The laws got a parliamentary nod in 2020 but are finally set to be uniformly implemented across the country after a five-year delay and much political wrangling.
Companies - which have long blamed restrictive labour practices for the atrophy in India's manufacturing sector - have given the changes a rousing welcome.
This is part of a broader trend by the government to hasten economic reforms, especially in the wake of Trump's 50% tariffs, and an important signal that it is keen to ease doing business in India, attract more FDI [foreign direct investment] and integrate into GVCs [global value chains], said Nomura, a broking house.
But trade unions are asking for their withdrawal and calling the codes the most sweeping and aggressive abrogation of workers' hard-won rights and entitlements since [India's] independence.
The changes have triggered demonstrations across the country, with 200-300 people turning up at a protest in capital Delhi on Wednesday, led largely by left-leaning trade unions not aligned with Prime Minister Narendra Modi's ruling Bharatiya Janata Party.
At the protest site, Akashdeep Singh, a 33-year-old factory worker employed at an international beverage company on the outskirts of Delhi, told the BBC that the laws will benefit only the employers and not workers like us.
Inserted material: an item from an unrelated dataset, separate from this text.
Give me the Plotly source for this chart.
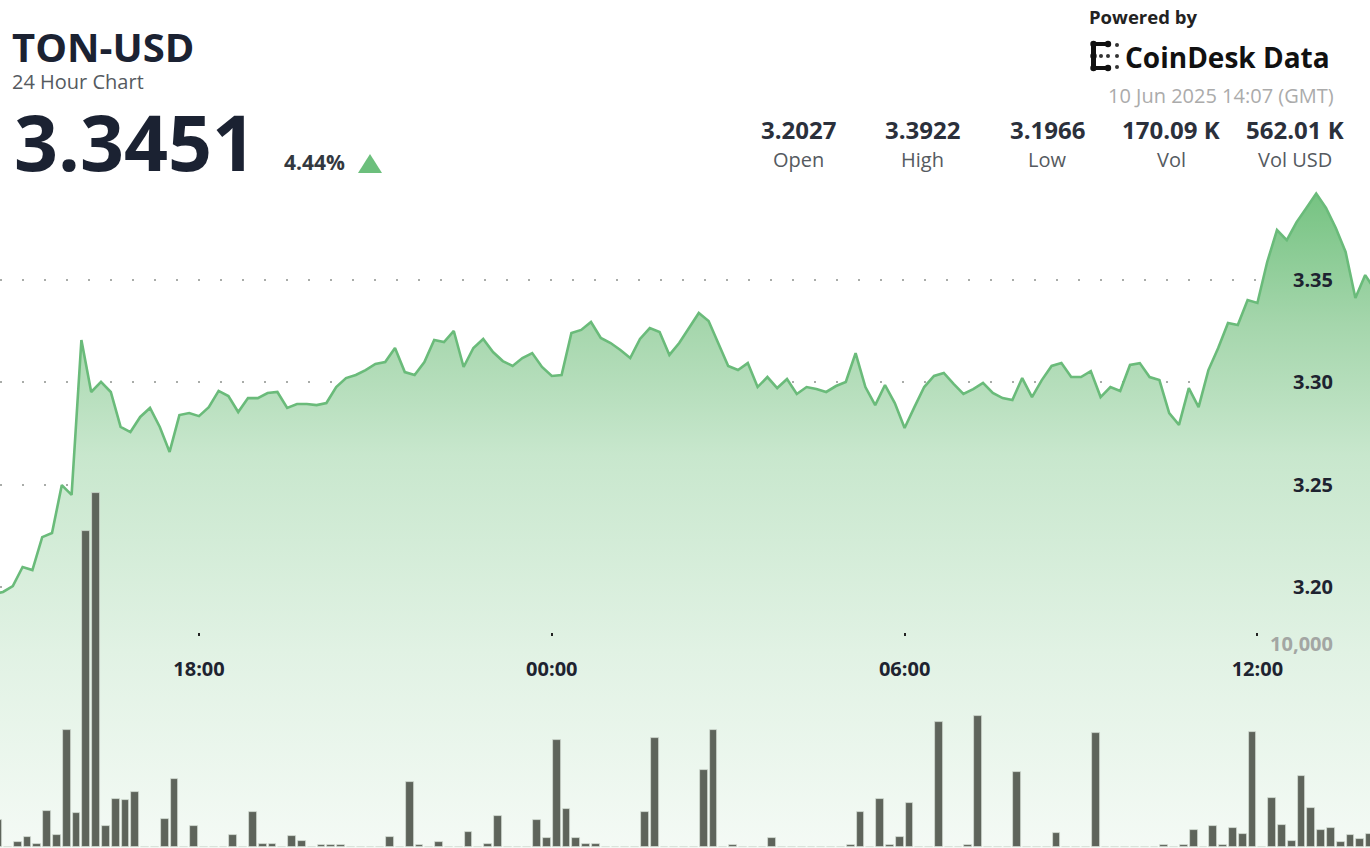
import pandas as pd
import plotly.graph_objects as go

# ---------------- data ----------------
symbol = "TON-USD"
subtitle = "24 Hour Chart"
last_price = "3.3451"
change_pct = "4.44%"
timestamp = "10 Jun 2025 14:07 (GMT)"
stat_values = ["3.2027", "3.3922", "3.1966", "170.09 K", "562.01 K"]
stat_labels = ["Open", "High", "Low", "Vol", "Vol USD"]

price_start = "2025-06-09 14:30"
prices = [
    3.1966, 3.1976, 3.2005, 3.2098, 3.2083, 3.2244, 3.2264, 3.2498, 3.2450, 3.3207,
    3.2953, 3.3002, 3.2953, 3.2782, 3.2757, 3.2831, 3.2875, 3.2782, 3.2660, 3.2840,
    3.2850, 3.2835, 3.2879, 3.2958, 3.2933, 3.2855, 3.2923, 3.2923, 3.2948, 3.2953,
    3.2875, 3.2894, 3.2894, 3.2889, 3.2899, 3.2977, 3.3021, 3.3036, 3.3060, 3.3090,
    3.3099, 3.3168, 3.3050, 3.3036, 3.3099, 3.3207, 3.3197, 3.3251, 3.3075, 3.3168,
    3.3212, 3.3148, 3.3104, 3.3080, 3.3119, 3.3143, 3.3075, 3.3031, 3.3036, 3.3241,
    3.3256, 3.3295, 3.3217, 3.3192, 3.3158, 3.3119, 3.3212, 3.3265, 3.3246, 3.3134,
    3.3192, 3.3265, 3.3339, 3.3300, 3.3192, 3.3080, 3.3060, 3.3094, 3.2977, 3.3026,
    3.2972, 3.3016, 3.2943, 3.2977, 3.2967, 3.2953, 3.2982, 3.3002, 3.3143, 3.2977,
    3.2889, 3.2987, 3.2899, 3.2777, 3.2879, 3.2977, 3.3031, 3.3046, 3.2992, 3.2943,
    3.2967, 3.2997, 3.2948, 3.2923, 3.2914, 3.3021, 3.2928, 3.3011, 3.3080, 3.3094,
    3.3026, 3.3026, 3.3055, 3.2928, 3.2977, 3.2958, 3.3085, 3.3094, 3.3026, 3.3011,
    3.2850, 3.2792, 3.2972, 3.2879, 3.3060, 3.3168, 3.3290, 3.3280, 3.3402, 3.3388,
    3.3588, 3.3744, 3.3695, 3.3783, 3.3852, 3.3922, 3.3852, 3.3754, 3.3637, 3.3412,
    3.3524, 3.3451,
]

volume_start = "2025-06-09 14:35"
volumes = [
    1330, 0, 250, 490, 150, 1770, 590, 5760, 1670, 15620,
    17490, 1030, 2360, 2320, 2710, 0, 0, 1380, 3350, 0,
    1030, 0, 0, 0, 590, 0, 1720, 150, 150, 0,
    540, 300, 0, 100, 100, 100, 0, 0, 0, 0,
    490, 0, 3200, 100, 0, 250, 0, 0, 740, 0,
    150, 1530, 0, 0, 0, 1330, 440, 5270, 1870, 440,
    150, 150, 0, 0, 0, 0, 1720, 5370, 0, 0,
    0, 0, 3790, 5760, 0, 100, 0, 0, 0, 440,
    0, 0, 0, 0, 0, 0, 0, 100, 1720, 0,
    2360, 100, 490, 2170, 0, 0, 6160, 0, 0, 100,
    6450, 0, 0, 0, 3690, 0, 0, 0, 690, 0,
    0, 0, 5620, 0, 0, 0, 0, 0, 0, 100,
    0, 100, 840, 0, 1030, 100, 940, 640, 5660, 0,
    2410, 1080, 300, 3500, 1920, 840, 940, 250, 590, 390,
    640,
]

x_ticks = ["2025-06-09 18:00", "2025-06-10 00:00", "2025-06-10 06:00", "2025-06-10 12:00"]
x_ticktext = ["18:00", "00:00", "06:00", "12:00"]
price_ticks = [3.20, 3.25, 3.30, 3.35]
price_ticktext = ["3.20", "3.25", "3.30", "3.35"]
vol_ticks = [10000]
vol_ticktext = ["10,000"]

# ---------------- figure ----------------
W, H = 1370, 848
px = lambda x: x / W
py = lambda y: 1 - y / H

times = pd.date_range(price_start, periods=len(prices), freq="10min")
vtimes = pd.date_range(volume_start, periods=len(volumes), freq="10min")

fig = go.Figure()
fig.add_trace(go.Scatter(
    x=times, y=prices, mode="lines",
    line=dict(color="#6abb7a", width=2.6),
    fill="tozeroy",
    fillgradient=dict(
        type="vertical",
        colorscale=[[0, "rgb(244,250,245)"], [0.3, "rgb(225,242,228)"],
                    [0.6, "rgb(200,231,205)"], [0.8, "rgb(165,214,172)"],
                    [1, "rgb(118,195,130)"]],
        start=3.0725, stop=3.3922,
    ),
    hoverinfo="skip", yaxis="y",
))
fig.add_trace(go.Bar(
    x=vtimes, y=volumes, yaxis="y2",
    marker=dict(color="#5e645b", line=dict(color="rgba(215,225,215,0.9)", width=0.8)),
    width=8 * 60 * 1000,
    hoverinfo="skip",
))

grid_common = dict(showgrid=True, gridcolor="#a9aca9", griddash="2px,20px", gridwidth=2,
                   zeroline=False, showline=False, ticks="")

fig.update_layout(
    width=W, height=H,
    margin=dict(l=0, r=0, t=0, b=0),
    paper_bgcolor="white", plot_bgcolor="white",
    showlegend=False,
    font=dict(family="Open Sans"),
    bargap=0,
    xaxis=dict(
        type="date",
        range=["2025-06-09 14:36:56", "2025-06-10 13:54:54"],
        tickvals=x_ticks, ticktext=x_ticktext,
        showgrid=False, zeroline=False, showline=False,
        anchor="free", position=py(632),
        ticks="outside", ticklen=3, tickwidth=2, tickcolor="#222",
        ticklabelstandoff=16,
        tickfont=dict(family="Open Sans", size=20, color="#1e2330", weight="bold"),
    ),
    yaxis=dict(
        range=[3.0725, 3.4868],
        tickvals=price_ticks, ticktext=price_ticktext,
        side="right", anchor="free", position=px(1336),
        ticklabelposition="inside",
        tickfont=dict(family="Open Sans", size=20, color="#1e2330", weight="bold"),
        **grid_common,
    ),
    yaxis2=dict(
        range=[-49, 41823],
        overlaying="y",
        tickvals=vol_ticks, ticktext=vol_ticktext,
        side="right", anchor="free", position=px(1336),
        ticklabelposition="inside",
        tickfont=dict(family="Open Sans", size=20, color="#a3a6a3", weight="bold"),
        **grid_common,
    ),
)

ann = []
def add_text(text, x, y, size, color, bold=False, xanchor="left", height=None):
    a = dict(text=text, x=px(x), y=py(y), xref="paper", yref="paper",
             xanchor=xanchor, yanchor="middle", showarrow=False, borderpad=0,
             font=dict(family="Open Sans", size=size, color=color,
                       weight="bold" if bold else "normal"))
    if height is not None:
        a["height"] = height
    ann.append(a)

add_text(symbol, 11, 46, 40, "#1b2232", bold=True, height=38)
add_text(subtitle, 11, 81, 20, "#555a60", height=22)
add_text(last_price, 13, 141, 77, "#1b2232", bold=True, height=72)
add_text(change_pct, 283, 162, 21, "#333840", bold=True)
add_text("Powered by", 1088, 17, 18.5, "#222222", bold=True)
add_text("CoinDesk Data", 1124, 57, 28, "#111111", bold=True)
add_text(timestamp, 1335, 96, 20, "#ababab", xanchor="right")
stat_x = [798, 922, 1047, 1171, 1295]
for sx, v, l in zip(stat_x, stat_values, stat_labels):
    add_text(v, sx, 129, 24, "#2b303b", bold=True, xanchor="center")
    add_text(l, sx, 160, 20, "#555a60", xanchor="center")
fig.update_layout(annotations=ann)

shapes = []
# up triangle
shapes.append(dict(type="path", xref="paper", yref="paper",
                   path=f"M {px(358)},{py(173)} L {px(382)},{py(173)} L {px(370)},{py(154)} Z",
                   fillcolor="#6cbf7c", line=dict(width=0)))
# CoinDesk icon
def rect(x0, y0, x1, y1, color="#111"):
    shapes.append(dict(type="rect", xref="paper", yref="paper",
                       x0=px(x0), x1=px(x1), y0=py(y1), y1=py(y0),
                       fillcolor=color, line=dict(width=0)))
def dot(cx, cy, r, color="#111"):
    shapes.append(dict(type="circle", xref="paper", yref="paper",
                       x0=px(cx - r), x1=px(cx + r), y0=py(cy + r), y1=py(cy - r),
                       fillcolor=color, line=dict(width=0)))
rect(1091, 42, 1110, 46)
rect(1091, 42, 1096, 70)
rect(1091, 66, 1110, 70)
for cx, cy in [(1093.5, 44), (1093.5, 68), (1108, 44), (1108, 68), (1093.5, 56)]:
    dot(cx, cy, 3.2)
for cx, cy in [(1101, 56), (1108, 56), (1117, 56), (1117, 45), (1117, 67)]:
    dot(cx, cy, 2.0, "#333")
fig.update_layout(shapes=shapes)

fig.write_html(
    "out.html",
    config={"displayModeBar": False},
    post_script="document.body.style.margin='0';document.body.style.overflow='hidden';",
)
Several others expressed similar anxieties. The government says the long-pending reforms aim to modernise outdated laws, simplify compliance, and protect workers' rights - while giving legal recognition to India's growing gig workforce for the first time.
Several worker-friendly measures - mandatory appointment letters, uniform minimum wages, free annual health check-ups for those over 40, and gender-neutral pay - are welcome steps.
Coupled with fewer compliance burdens, stronger social security, and an expanded definition of employees to include gig workers, these reforms could help formalise India's vast informal economy, experts say.
The new codes also iron out glaring inconsistencies, such as varied definitions of the same rules that were prevalent in the previous laws, according to Arvind Panagariya, economist at Columbia University and former chairman of the Indian government's think tank Niti Aayog.
But even with the many welcome provisions, two contentious clauses in the reforms have particularly irked unions.
These include rules that will make it easier for companies to fire workers and also harder for workers to legally conduct strikes.
Earlier, factories with 100 or more workers needed the government's permission before they could lay off employees. Now, that threshold has been increased to 300.
Economists argue that the old rules barring layoffs in firms with 100 or more workers were draconian, hampering India's competitiveness compared to countries like Bangladesh, Vietnam, and China.
While ideological differences remain, experts broadly agree that the outdated and complex codes - often used by inspectors to harass factory owners - needed simplification.